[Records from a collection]
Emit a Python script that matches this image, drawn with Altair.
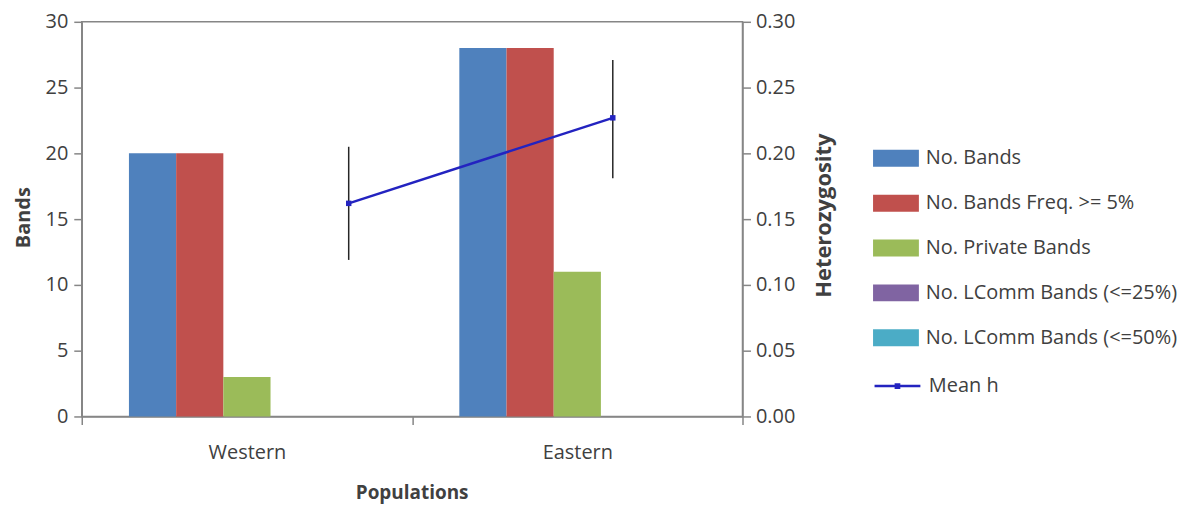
import altair as alt
import pandas as pd

populations = ["Western", "Eastern"]
series = [
    "No. Bands",
    "No. Bands Freq. >= 5%",
    "No. Private Bands",
    "No. LComm Bands (<=25%)",
    "No. LComm Bands (<=50%)",
]
bar_colors = ["#4F81BD", "#C0504D", "#9BBB59", "#8064A2", "#4BACC6"]
western_values = [20, 20, 3, 0, 0]
eastern_values = [28, 28, 11, 0, 0]

mean_h = [0.162, 0.227]
mean_h_lo = [0.119, 0.181]
mean_h_hi = [0.205, 0.271]
line_name = "Mean h"
line_color = "#2323C0"

left_ticks = [0, 5, 10, 15, 20, 25, 30]
right_ticks = [0.0, 0.05, 0.10, 0.15, 0.20, 0.25, 0.30]

rows = []
for s, w, e in zip(series, western_values, eastern_values):
    rows.append({"pop": "Western", "series": s, "value": w})
    rows.append({"pop": "Eastern", "series": s, "value": e})
bar_df = pd.DataFrame(rows)

h_df = pd.DataFrame({
    "pop": populations,
    "mean": mean_h,
    "lo": mean_h_lo,
    "hi": mean_h_hi,
    "series": [line_name] * len(populations),
})

FONT = "Open Sans"
TXT = "#404040"
AX = "#868686"

bars = alt.Chart(bar_df).mark_bar().encode(
    x=alt.X(
        "pop:N", sort=populations,
        scale=alt.Scale(paddingInner=0, paddingOuter=0),
        axis=alt.Axis(
            title="Populations", labelAngle=0, tickBand="extent",
            tickSize=8, labelPadding=18, labelFontSize=20,
            titleX=331, titleY=76, titleAlign="center", titleBaseline="middle",
            titleFontSize=19, titleFontWeight="bold",
        ),
    ),
    xOffset=alt.XOffset("series:N", sort=series,
                        scale=alt.Scale(paddingInner=0, paddingOuter=1)),
    y=alt.Y(
        "value:Q", scale=alt.Scale(domain=[0, 30]),
        axis=alt.Axis(
            title="Bands", values=left_ticks, orient="left", tickSize=8,
            labelPadding=6, labelFontSize=20,
            titleX=-58, titleY=196, titleAlign="center", titleBaseline="middle",
            titleAngle=270, titleFontSize=20, titleFontWeight="bold",
        ),
    ),
    color=alt.Color(
        "series:N", sort=series,
        scale=alt.Scale(domain=series, range=bar_colors),
        legend=alt.Legend(
            title=None, orient="none", legendX=794, legendY=114,
            symbolType="M-1,-0.37L1,-0.37L1,0.37L-1,0.37Z", symbolSize=2116,
            symbolStrokeWidth=0, labelFontSize=20, labelOffset=7,
            rowPadding=12, labelColor=TXT, labelFont=FONT, padding=0,
            labelLimit=400,
        ),
    ),
)

line_x = alt.X("pop:N", sort=populations,
               scale=alt.Scale(type="point", padding=0.751, align=0.673),
               axis=None)
right_axis = alt.Axis(
    title="Heterozygosity", values=right_ticks, format=".2f", orient="right",
    tickSize=8, labelPadding=5, labelFontSize=20,
    titleX=81, titleY=194, titleAlign="center", titleBaseline="middle",
    titleAngle=270, titleFontSize=22, titleFontWeight="bold",
)
h_scale = alt.Scale(domain=[0, 0.3])

err = alt.Chart(h_df).mark_rule(color="#262626", strokeWidth=1.5).encode(
    x=line_x,
    y=alt.Y("lo:Q", scale=h_scale, axis=right_axis),
    y2="hi:Q",
)
line = alt.Chart(h_df).mark_line(strokeWidth=2.5).encode(
    x=line_x,
    y=alt.Y("mean:Q", scale=h_scale, axis=right_axis),
    stroke=alt.Stroke(
        "series:N", scale=alt.Scale(domain=[line_name], range=[line_color]),
        legend=alt.Legend(
            title=None, orient="none", legendX=794, legendY=341,
            symbolType="M-1,0L1,0M-0.07,-0.07L0.07,-0.07L0.07,0.07L-0.07,0.07Z",
            symbolSize=2116, symbolStrokeWidth=2.5, labelFontSize=20,
            labelOffset=7, labelColor=TXT, labelFont=FONT, padding=0,
            labelLimit=400,
        ),
    ),
)
pts = alt.Chart(h_df).mark_square(size=30, color=line_color, opacity=1).encode(
    x=line_x,
    y=alt.Y("mean:Q", scale=h_scale, axis=right_axis),
)

chart = alt.layer(bars, alt.layer(err, line, pts)).resolve_scale(
    x="independent", y="independent"
).properties(
    width=663, height=396,
    autosize=alt.AutoSizeParams(type="none"),
    padding={"left": 74, "top": 13, "right": 440, "bottom": 90},
).configure(
    font=FONT,
).configure_axis(
    grid=False, domainColor=AX, tickColor=AX, domainWidth=1.5, tickWidth=1.5,
    labelColor=TXT, titleColor=TXT, labelFont=FONT, titleFont=FONT,
).configure_view(
    stroke=AX, strokeWidth=1.5,
)

chart.save("out.html", embed_options={"renderer": "svg", "actions": False})
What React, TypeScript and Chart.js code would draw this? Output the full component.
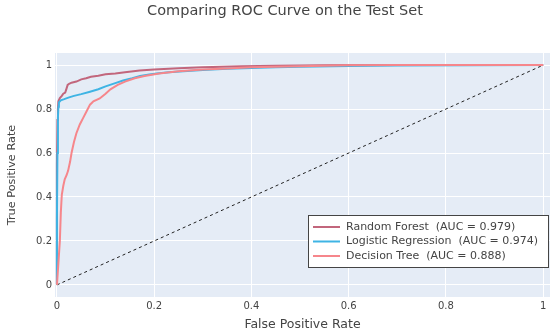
import React, { useEffect, useRef } from "react";
import { Chart, registerables } from "chart.js";

Chart.register(...registerables);

const TITLE = "Comparing ROC Curve on the Test Set";
const X_TITLE = "False Positive Rate";
const Y_TITLE = "True Positive Rate";
const TICKS = [0, 0.2, 0.4, 0.6, 0.8, 1];

const SERIES_NAMES = ["Random Forest", "Logistic Regression", "Decision Tree"];
const AUC_VALUES = ["0.979", "0.974", "0.888"];
const SERIES_COLORS = ["#c2667c", "#3fb4e4", "#f6868b"];

const RF_FPR = [0, 0, 0.001, 0.002, 0.003, 0.006, 0.01, 0.013, 0.017, 0.02, 0.022, 0.025, 0.03, 0.04, 0.05, 0.06, 0.07, 0.085, 0.1, 0.12, 0.14, 0.17, 0.2, 0.25, 0.3, 0.38, 0.45, 0.55, 0.65, 1];
const RF_TPR = [0, 0.55, 0.75, 0.8, 0.835, 0.85, 0.86, 0.87, 0.875, 0.895, 0.91, 0.915, 0.92, 0.925, 0.935, 0.94, 0.947, 0.952, 0.958, 0.962, 0.967, 0.975, 0.98, 0.986, 0.99, 0.995, 0.997, 0.999, 1, 1];

const LR_FPR = [0, 0, 0.001, 0.002, 0.003, 0.004, 0.008, 0.015, 0.025, 0.035, 0.05, 0.068, 0.085, 0.1, 0.12, 0.136, 0.155, 0.171, 0.19, 0.205, 0.23, 0.26, 0.3, 0.35, 0.4, 0.45, 0.5, 0.6, 0.7, 0.85, 1];
const LR_TPR = [0, 0.3, 0.6, 0.76, 0.81, 0.83, 0.84, 0.845, 0.853, 0.86, 0.868, 0.879, 0.89, 0.903, 0.918, 0.93, 0.94, 0.95, 0.957, 0.962, 0.967, 0.972, 0.978, 0.983, 0.987, 0.99, 0.993, 0.996, 0.998, 0.999, 1];

const DT_FPR = [0, 0.003, 0.006, 0.008, 0.01, 0.013, 0.016, 0.02, 0.023, 0.027, 0.03, 0.035, 0.04, 0.047, 0.054, 0.061, 0.068, 0.075, 0.088, 0.1, 0.11, 0.125, 0.14, 0.16, 0.18, 0.21, 0.25, 0.3, 0.35, 0.4, 0.5, 0.6, 0.7, 1];
const DT_TPR = [0, 0.1, 0.2, 0.33, 0.41, 0.45, 0.48, 0.5, 0.52, 0.56, 0.6, 0.65, 0.69, 0.73, 0.76, 0.79, 0.82, 0.835, 0.848, 0.87, 0.89, 0.91, 0.925, 0.94, 0.95, 0.962, 0.972, 0.98, 0.985, 0.99, 0.995, 0.999, 1, 1];

const DIAG_X = [0, 1];
const DIAG_Y = [0, 1];

const toPoints = (xs: number[], ys: number[]) => xs.map((x, i) => ({ x, y: ys[i] }));

const FONT = "'DejaVu Sans', Verdana, sans-serif";

const bgPlugin = {
  id: "bg",
  beforeDraw(chart: any) {
    const { ctx, chartArea } = chart;
    ctx.save();
    ctx.fillStyle = "#e5ecf6";
    ctx.fillRect(chartArea.left, chartArea.top, chartArea.right - chartArea.left, chartArea.bottom - chartArea.top);
    ctx.restore();
  },
};

const overlayPlugin = {
  id: "overlay",
  afterDraw(chart: any) {
    const { ctx } = chart;
    ctx.save();
    // title
    ctx.fillStyle = "#444";
    ctx.font = `14.5px ${FONT}`;
    ctx.textAlign = "center";
    ctx.textBaseline = "middle";
    ctx.fillText(TITLE, 285, 11);
    // legend
    const bx = 308.5, by = 215.5, bw = 240, bh = 52;
    ctx.fillStyle = "#ffffff";
    ctx.fillRect(bx, by, bw, bh);
    ctx.strokeStyle = "#444";
    ctx.lineWidth = 1;
    ctx.strokeRect(bx, by, bw, bh);
    const rows = [227, 241.5, 256];
    ctx.font = `11px ${FONT}`;
    ctx.textAlign = "left";
    SERIES_NAMES.forEach((name, i) => {
      ctx.strokeStyle = SERIES_COLORS[i];
      ctx.lineWidth = 2;
      ctx.beginPath();
      ctx.moveTo(313, rows[i]);
      ctx.lineTo(340, rows[i]);
      ctx.stroke();
      ctx.fillStyle = "#444";
      ctx.fillText(`${name}  (AUC = ${AUC_VALUES[i]})`, 346, rows[i]);
    });
    ctx.restore();
  },
};

export default function App() {
  const ref = useRef<HTMLCanvasElement>(null);
  useEffect(() => {
    if (!ref.current) return;
    const line = (data: any, color: string, order: number, extra: any = {}) => ({
      data,
      borderColor: color,
      backgroundColor: color,
      borderWidth: 2,
      showLine: true,
      pointRadius: 0,
      fill: false,
      tension: 0,
      order,
      ...extra,
    });
    const chart = new Chart(ref.current, {
      type: "scatter",
      data: {
        datasets: [
          line(toPoints(RF_FPR, RF_TPR), SERIES_COLORS[0], 3),
          line(toPoints(LR_FPR, LR_TPR), SERIES_COLORS[1], 2),
          line(toPoints(DT_FPR, DT_TPR), SERIES_COLORS[2], 1),
          line(toPoints(DIAG_X, DIAG_Y), "#222", 4, { borderWidth: 1, borderDash: [3, 3] }),
        ],
      },
      options: {
        responsive: false,
        animation: false,
        events: [],
        layout: { padding: { top: 53, left: 0, right: 0, bottom: 0 } },
        plugins: { legend: { display: false }, tooltip: { enabled: false }, title: { display: false } },
        scales: {
          x: {
            type: "linear",
            min: -0.004,
            max: 1.014,
            afterBuildTicks: (s: any) => { s.ticks = TICKS.map((v) => ({ value: v })); },
            afterFit: (s: any) => { s.height = 37; },
            grid: { color: "#ffffff", lineWidth: 1, drawTicks: false },
            border: { display: false },
            ticks: { padding: 3, color: "#444", font: { family: FONT, size: 10 }, callback: (v: any) => String(v), maxRotation: 0, autoSkip: false },
            title: { display: true, text: X_TITLE, color: "#444", font: { family: FONT, size: 12.5 }, padding: { top: 0, bottom: 2 } },
          },
          y: {
            type: "linear",
            min: -0.055,
            max: 1.055,
            afterBuildTicks: (s: any) => { s.ticks = TICKS.map((v) => ({ value: v })); },
            afterFit: (s: any) => { s.width = 55; },
            grid: { color: "#ffffff", lineWidth: 1, drawTicks: false },
            border: { display: false },
            ticks: { padding: 3, color: "#444", font: { family: FONT, size: 10 }, callback: (v: any) => String(v), autoSkip: false },
            title: { display: true, text: Y_TITLE, color: "#444", font: { family: FONT, size: 11.3 }, padding: { top: 5, bottom: 0 } },
          },
        },
      },
      plugins: [bgPlugin, overlayPlugin],
    } as any);
    return () => chart.destroy();
  }, []);
  return (
    <div style={{ position: "absolute", left: 0, top: 0, width: 550, height: 334, background: "#fff" }}>
      <canvas ref={ref} width={550} height={334} />
    </div>
  );
}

* [Task instructions]: Your task is to quote, unchanged, only the lines from the line bearing "What React, TypeScript" through the line bearing "0.997, 0.999, 1, 1];"; the pictures are not part of the copy.

* [Task output]:
What React, TypeScript and Chart.js code would draw this? Output the full component.
import React, { useEffect, useRef } from "react";
import { Chart, registerables } from "chart.js";

Chart.register(...registerables);

const TITLE = "Comparing ROC Curve on the Test Set";
const X_TITLE = "False Positive Rate";
const Y_TITLE = "True Positive Rate";
const TICKS = [0, 0.2, 0.4, 0.6, 0.8, 1];

const SERIES_NAMES = ["Random Forest", "Logistic Regression", "Decision Tree"];
const AUC_VALUES = ["0.979", "0.974", "0.888"];
const SERIES_COLORS = ["#c2667c", "#3fb4e4", "#f6868b"];

const RF_FPR = [0, 0, 0.001, 0.002, 0.003, 0.006, 0.01, 0.013, 0.017, 0.02, 0.022, 0.025, 0.03, 0.04, 0.05, 0.06, 0.07, 0.085, 0.1, 0.12, 0.14, 0.17, 0.2, 0.25, 0.3, 0.38, 0.45, 0.55, 0.65, 1];
const RF_TPR = [0, 0.55, 0.75, 0.8, 0.835, 0.85, 0.86, 0.87, 0.875, 0.895, 0.91, 0.915, 0.92, 0.925, 0.935, 0.94, 0.947, 0.952, 0.958, 0.962, 0.967, 0.975, 0.98, 0.986, 0.99, 0.995, 0.997, 0.999, 1, 1];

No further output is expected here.